Sitting on the front step of his new home, Chris Johnson reflects on where he was just a few weeks ago.
"I was living under the Dearborn Bridge," he said. "Three times in a month and a half I'd come home to my tent and everything is gone. Everything."
After months on the street, Johnson has learned to cherish the little things. Including his new tiny house.
He is one of the newest residents of Seattle's sixth tiny house village.
The villages are part of a technique the city of Seattle has backed since 2015 when Mayor Ed Murray declared homelessness a state of emergency.
The homes, which are around 100 square feet, are small enough they don't need a building permit.
Seattle's Low Income Housing Institute Executive Director Sharon Lee says the program has helped hundreds get off the street as they await permanent housing.

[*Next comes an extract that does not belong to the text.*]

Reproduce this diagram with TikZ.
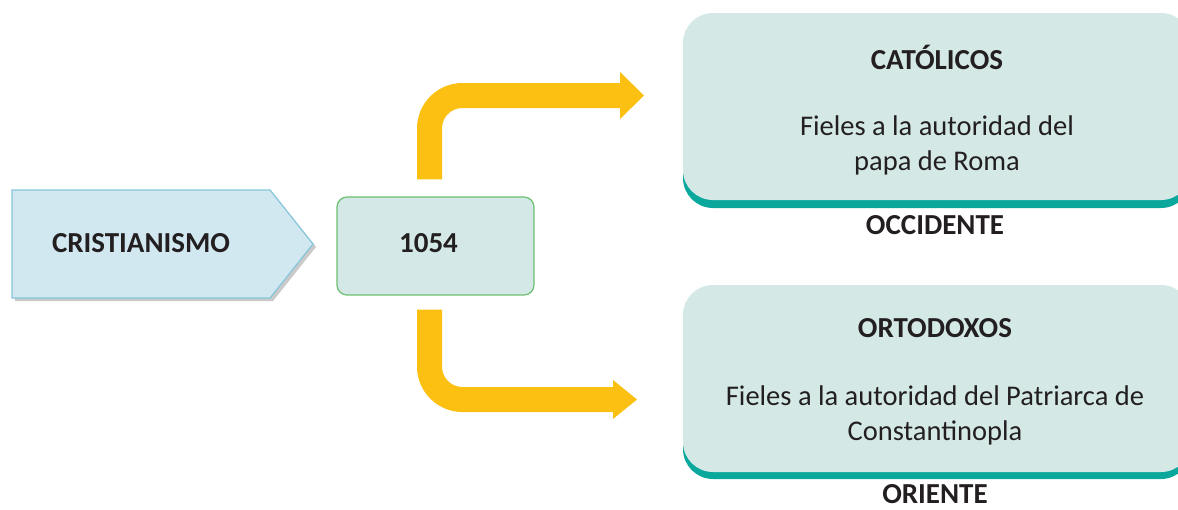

"When people move in here, some of them start crying because they haven't had a door and they haven't had a lock for years," she said. "We think it is a model for people around the country because it's a quick solution. It's inexpensive and ... better than a tent."
The materials for the homes cost $2,200 and are donated, along with the construction labor, by schools, churches and other groups.
The homes are not meant to be a permanent solution for people, but a temporary way out of Seattle's notorious rainy climate and to stay safe while getting back on their feet.
"Seattle's got a lot of good opportunities," Johnson said. "But the resources are really no good to us without something like this where we can actually have a little stability."
"We don't want people to move into a tiny house and stay here for years," Lee said. "This is not a dead end. We want them to get their life together, stabilize, then as quickly as possible move them into housing and jobs."
Johnson says he is thankful for his tiny house, that allows his girlfriend and dog to stay with him, but he's looking forward to when he can move into a permanent home.
Lee says Seattle's mayor is interested in one more tiny house village, bringing the total to seven in the city.
She says neighbors have embraced the villages, much more than a tent city.
The site of the village Johnson lives in is allowed to be there for two years. During that time LIHI is raising money to build permanent affordable housing in its place.